**Do this:** Find the string "code" in the listing and report every line that has it.

**Information supplied:**
** START **

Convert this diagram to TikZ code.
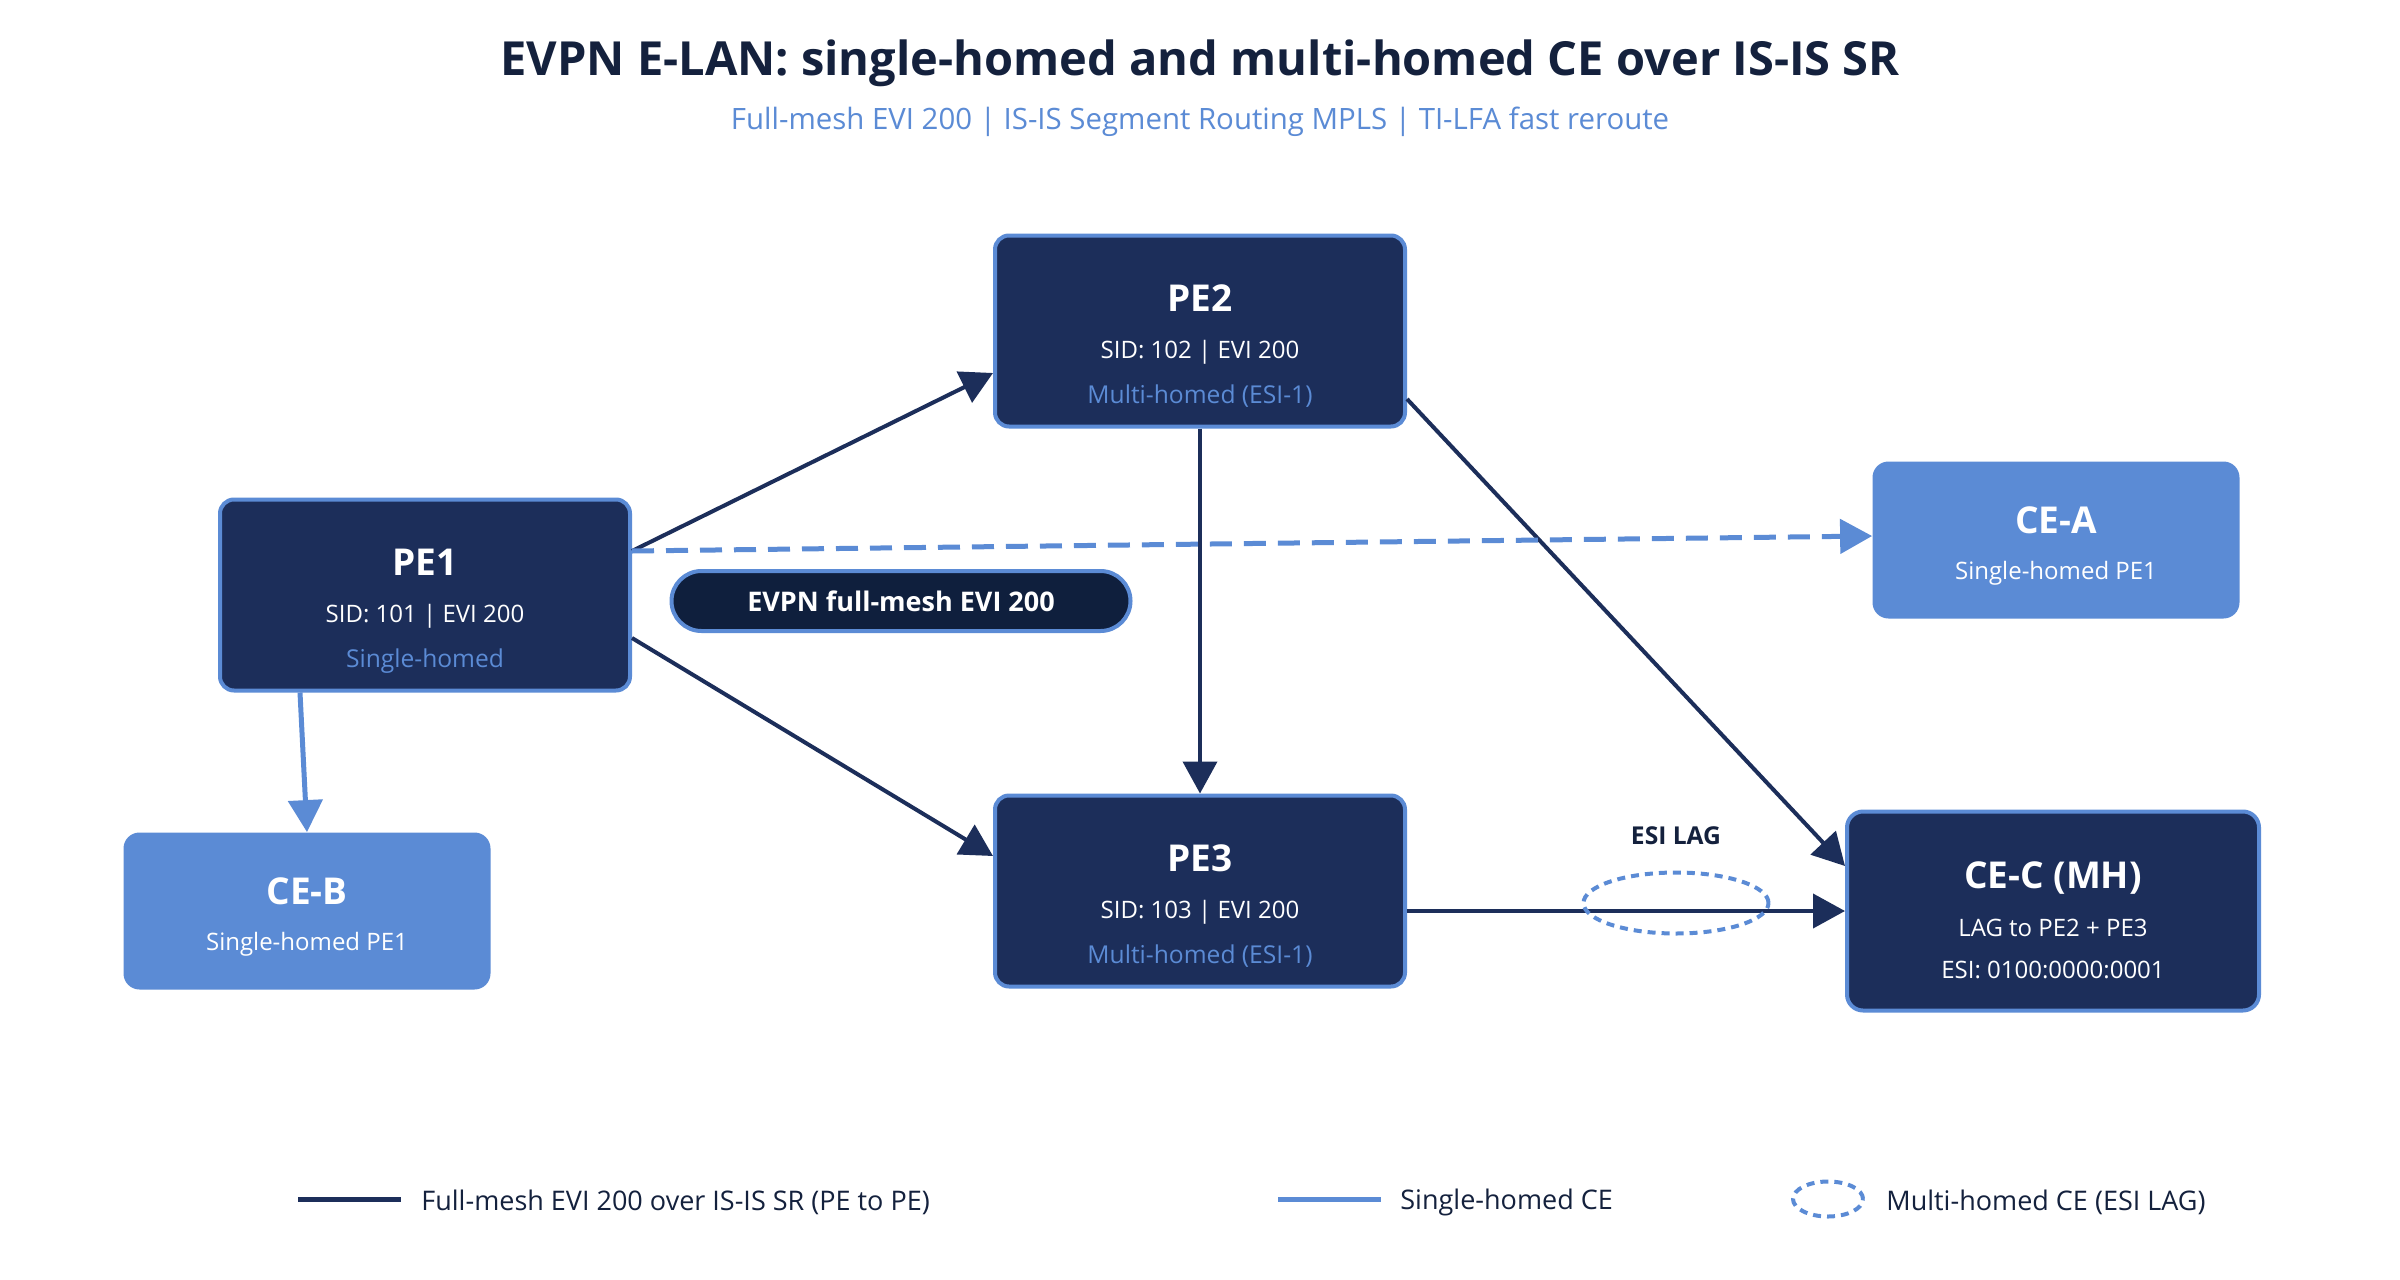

** END **
** START **

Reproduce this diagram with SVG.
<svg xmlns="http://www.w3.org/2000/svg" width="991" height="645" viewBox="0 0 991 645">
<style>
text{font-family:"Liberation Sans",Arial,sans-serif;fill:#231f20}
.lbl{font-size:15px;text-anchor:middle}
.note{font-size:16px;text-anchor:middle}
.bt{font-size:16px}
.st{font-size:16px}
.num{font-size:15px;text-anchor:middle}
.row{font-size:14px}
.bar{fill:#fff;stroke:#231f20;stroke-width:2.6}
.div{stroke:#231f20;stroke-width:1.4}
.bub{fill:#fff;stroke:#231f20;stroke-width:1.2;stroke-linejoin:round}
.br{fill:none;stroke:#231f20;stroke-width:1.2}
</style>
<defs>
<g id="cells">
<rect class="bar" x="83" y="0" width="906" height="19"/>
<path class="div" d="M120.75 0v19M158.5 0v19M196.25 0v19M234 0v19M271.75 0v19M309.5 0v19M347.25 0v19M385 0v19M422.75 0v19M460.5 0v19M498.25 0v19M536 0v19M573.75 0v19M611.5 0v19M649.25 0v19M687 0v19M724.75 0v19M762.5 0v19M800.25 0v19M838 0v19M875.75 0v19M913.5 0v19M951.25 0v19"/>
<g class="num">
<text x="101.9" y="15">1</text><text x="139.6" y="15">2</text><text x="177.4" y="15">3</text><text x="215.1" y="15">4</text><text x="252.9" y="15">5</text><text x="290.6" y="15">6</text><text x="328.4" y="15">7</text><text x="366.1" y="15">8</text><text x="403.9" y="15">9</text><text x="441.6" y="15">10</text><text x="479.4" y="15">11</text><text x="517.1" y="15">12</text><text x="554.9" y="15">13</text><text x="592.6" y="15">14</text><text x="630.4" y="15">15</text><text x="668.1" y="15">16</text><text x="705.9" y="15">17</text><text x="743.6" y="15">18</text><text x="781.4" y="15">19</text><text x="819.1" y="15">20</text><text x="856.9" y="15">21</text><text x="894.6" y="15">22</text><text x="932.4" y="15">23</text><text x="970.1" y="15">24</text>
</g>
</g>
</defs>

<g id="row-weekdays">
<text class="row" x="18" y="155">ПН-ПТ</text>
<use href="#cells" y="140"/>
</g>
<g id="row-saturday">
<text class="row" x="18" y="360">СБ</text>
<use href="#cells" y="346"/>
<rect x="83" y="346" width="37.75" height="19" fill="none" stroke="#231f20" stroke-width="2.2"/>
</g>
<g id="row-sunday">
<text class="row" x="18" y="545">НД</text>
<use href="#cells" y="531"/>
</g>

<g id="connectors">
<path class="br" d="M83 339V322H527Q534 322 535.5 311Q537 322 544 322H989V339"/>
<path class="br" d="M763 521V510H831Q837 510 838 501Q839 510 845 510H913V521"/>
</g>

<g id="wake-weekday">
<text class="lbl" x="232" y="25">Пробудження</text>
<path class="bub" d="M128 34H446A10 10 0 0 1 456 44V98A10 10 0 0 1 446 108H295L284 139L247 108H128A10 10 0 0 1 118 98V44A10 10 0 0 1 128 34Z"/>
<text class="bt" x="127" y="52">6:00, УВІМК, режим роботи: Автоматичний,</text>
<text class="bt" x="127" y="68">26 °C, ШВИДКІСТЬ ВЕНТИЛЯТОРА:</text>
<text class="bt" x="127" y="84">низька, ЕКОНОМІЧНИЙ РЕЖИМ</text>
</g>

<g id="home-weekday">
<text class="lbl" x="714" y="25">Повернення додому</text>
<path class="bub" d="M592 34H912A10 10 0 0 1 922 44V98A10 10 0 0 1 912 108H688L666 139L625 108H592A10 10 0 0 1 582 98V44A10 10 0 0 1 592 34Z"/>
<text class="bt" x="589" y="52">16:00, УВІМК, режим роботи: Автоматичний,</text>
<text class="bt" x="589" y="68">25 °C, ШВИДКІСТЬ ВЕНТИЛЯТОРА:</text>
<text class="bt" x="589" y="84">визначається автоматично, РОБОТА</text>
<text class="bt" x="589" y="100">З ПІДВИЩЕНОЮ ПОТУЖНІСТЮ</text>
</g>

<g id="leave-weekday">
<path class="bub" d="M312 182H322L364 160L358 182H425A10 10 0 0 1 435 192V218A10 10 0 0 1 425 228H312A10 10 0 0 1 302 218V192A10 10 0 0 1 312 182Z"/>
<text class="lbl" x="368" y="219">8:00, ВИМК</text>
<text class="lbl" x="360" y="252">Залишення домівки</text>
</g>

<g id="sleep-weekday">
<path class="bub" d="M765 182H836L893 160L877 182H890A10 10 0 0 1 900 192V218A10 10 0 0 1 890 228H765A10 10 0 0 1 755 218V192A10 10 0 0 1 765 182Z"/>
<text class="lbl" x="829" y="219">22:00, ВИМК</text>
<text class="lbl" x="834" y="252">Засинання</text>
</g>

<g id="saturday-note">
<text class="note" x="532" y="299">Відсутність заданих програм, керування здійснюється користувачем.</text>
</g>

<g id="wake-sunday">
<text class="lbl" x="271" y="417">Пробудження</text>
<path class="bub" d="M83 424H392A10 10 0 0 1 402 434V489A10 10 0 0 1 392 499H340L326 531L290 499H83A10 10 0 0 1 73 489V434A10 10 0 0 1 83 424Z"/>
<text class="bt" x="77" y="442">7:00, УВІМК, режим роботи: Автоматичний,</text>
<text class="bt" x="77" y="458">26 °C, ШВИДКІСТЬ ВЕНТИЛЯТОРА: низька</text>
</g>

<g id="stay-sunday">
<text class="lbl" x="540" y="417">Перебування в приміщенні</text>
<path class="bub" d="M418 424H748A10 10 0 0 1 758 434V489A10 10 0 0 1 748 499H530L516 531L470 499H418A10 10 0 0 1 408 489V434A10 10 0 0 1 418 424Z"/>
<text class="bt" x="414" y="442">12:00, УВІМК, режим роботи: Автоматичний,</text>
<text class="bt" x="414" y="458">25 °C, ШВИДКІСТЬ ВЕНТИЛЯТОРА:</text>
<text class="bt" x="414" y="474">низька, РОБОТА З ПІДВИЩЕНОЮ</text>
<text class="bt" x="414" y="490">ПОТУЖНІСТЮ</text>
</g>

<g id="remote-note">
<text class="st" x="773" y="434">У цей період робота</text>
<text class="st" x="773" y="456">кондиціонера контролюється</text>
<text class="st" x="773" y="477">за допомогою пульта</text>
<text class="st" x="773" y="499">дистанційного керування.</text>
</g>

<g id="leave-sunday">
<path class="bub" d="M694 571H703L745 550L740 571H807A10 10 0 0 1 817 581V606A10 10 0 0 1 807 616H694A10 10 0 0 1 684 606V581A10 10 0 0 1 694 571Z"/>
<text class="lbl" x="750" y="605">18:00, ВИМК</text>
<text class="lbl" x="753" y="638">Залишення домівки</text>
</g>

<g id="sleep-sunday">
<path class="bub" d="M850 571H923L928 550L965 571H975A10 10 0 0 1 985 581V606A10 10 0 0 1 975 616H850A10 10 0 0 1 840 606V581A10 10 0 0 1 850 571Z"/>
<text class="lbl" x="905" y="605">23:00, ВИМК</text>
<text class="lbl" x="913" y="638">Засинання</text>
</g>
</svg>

** END **
** START **

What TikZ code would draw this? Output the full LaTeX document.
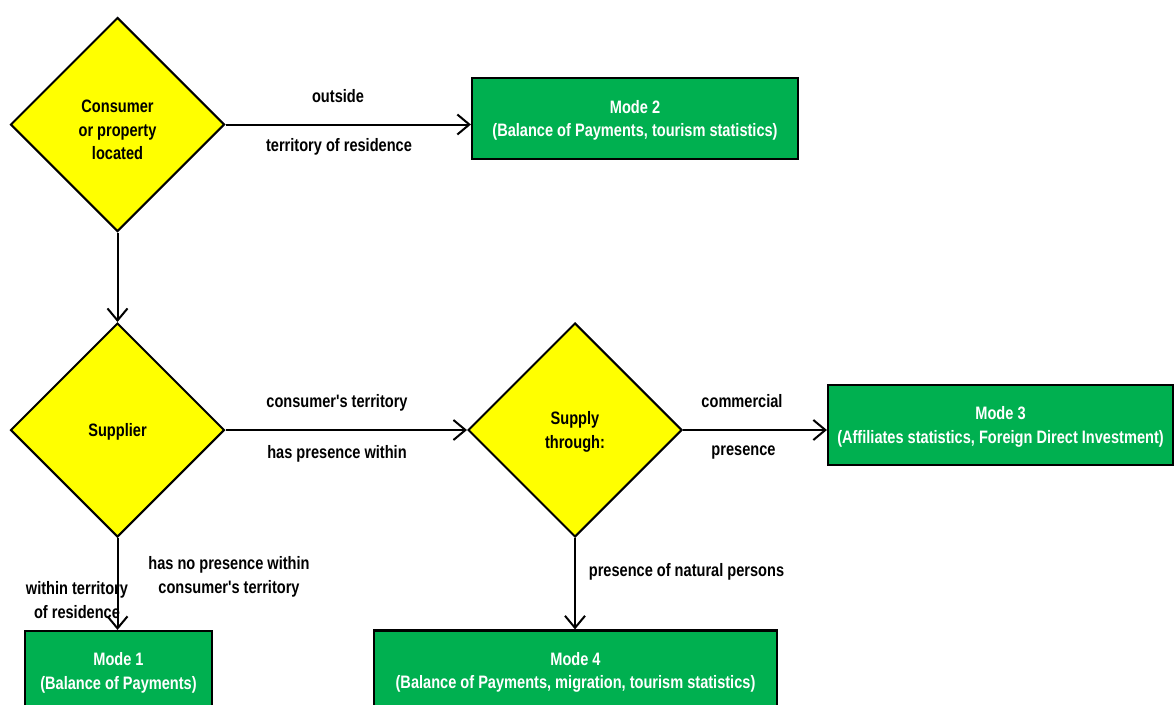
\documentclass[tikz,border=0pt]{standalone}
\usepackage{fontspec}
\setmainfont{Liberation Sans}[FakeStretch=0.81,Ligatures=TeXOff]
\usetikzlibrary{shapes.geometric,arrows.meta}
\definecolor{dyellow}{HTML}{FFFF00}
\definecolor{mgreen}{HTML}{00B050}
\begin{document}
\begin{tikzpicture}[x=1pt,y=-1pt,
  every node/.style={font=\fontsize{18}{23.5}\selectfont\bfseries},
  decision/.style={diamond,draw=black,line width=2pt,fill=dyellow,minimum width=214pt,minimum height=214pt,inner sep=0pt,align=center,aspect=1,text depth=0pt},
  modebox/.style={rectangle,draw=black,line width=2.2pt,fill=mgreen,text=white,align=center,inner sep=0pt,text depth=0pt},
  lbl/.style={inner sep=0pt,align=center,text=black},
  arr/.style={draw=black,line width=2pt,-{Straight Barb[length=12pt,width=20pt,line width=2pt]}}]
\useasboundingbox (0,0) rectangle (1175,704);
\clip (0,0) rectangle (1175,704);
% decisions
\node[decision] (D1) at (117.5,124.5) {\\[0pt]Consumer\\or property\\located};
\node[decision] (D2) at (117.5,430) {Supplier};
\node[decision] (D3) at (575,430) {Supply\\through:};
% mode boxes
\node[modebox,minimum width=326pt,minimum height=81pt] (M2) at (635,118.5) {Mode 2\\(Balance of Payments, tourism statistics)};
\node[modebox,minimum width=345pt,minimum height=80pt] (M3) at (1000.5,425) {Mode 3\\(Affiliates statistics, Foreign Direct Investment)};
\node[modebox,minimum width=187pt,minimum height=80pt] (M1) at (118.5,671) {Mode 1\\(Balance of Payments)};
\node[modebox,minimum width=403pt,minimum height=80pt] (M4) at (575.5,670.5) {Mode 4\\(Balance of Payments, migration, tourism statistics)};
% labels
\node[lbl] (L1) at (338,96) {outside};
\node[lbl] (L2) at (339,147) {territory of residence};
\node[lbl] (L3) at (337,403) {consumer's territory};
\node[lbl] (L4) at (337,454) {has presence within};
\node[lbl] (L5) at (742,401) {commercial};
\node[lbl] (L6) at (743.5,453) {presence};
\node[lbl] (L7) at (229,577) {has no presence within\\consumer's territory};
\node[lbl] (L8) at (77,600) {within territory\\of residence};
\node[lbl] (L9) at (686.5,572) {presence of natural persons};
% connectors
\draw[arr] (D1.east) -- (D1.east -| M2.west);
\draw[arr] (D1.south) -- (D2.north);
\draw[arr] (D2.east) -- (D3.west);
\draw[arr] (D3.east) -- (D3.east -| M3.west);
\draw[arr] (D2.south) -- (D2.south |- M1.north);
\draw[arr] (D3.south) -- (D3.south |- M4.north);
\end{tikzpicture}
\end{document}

** END **

**Response:**
Convert this diagram to TikZ code.
What TikZ code would draw this? Output the full LaTeX document.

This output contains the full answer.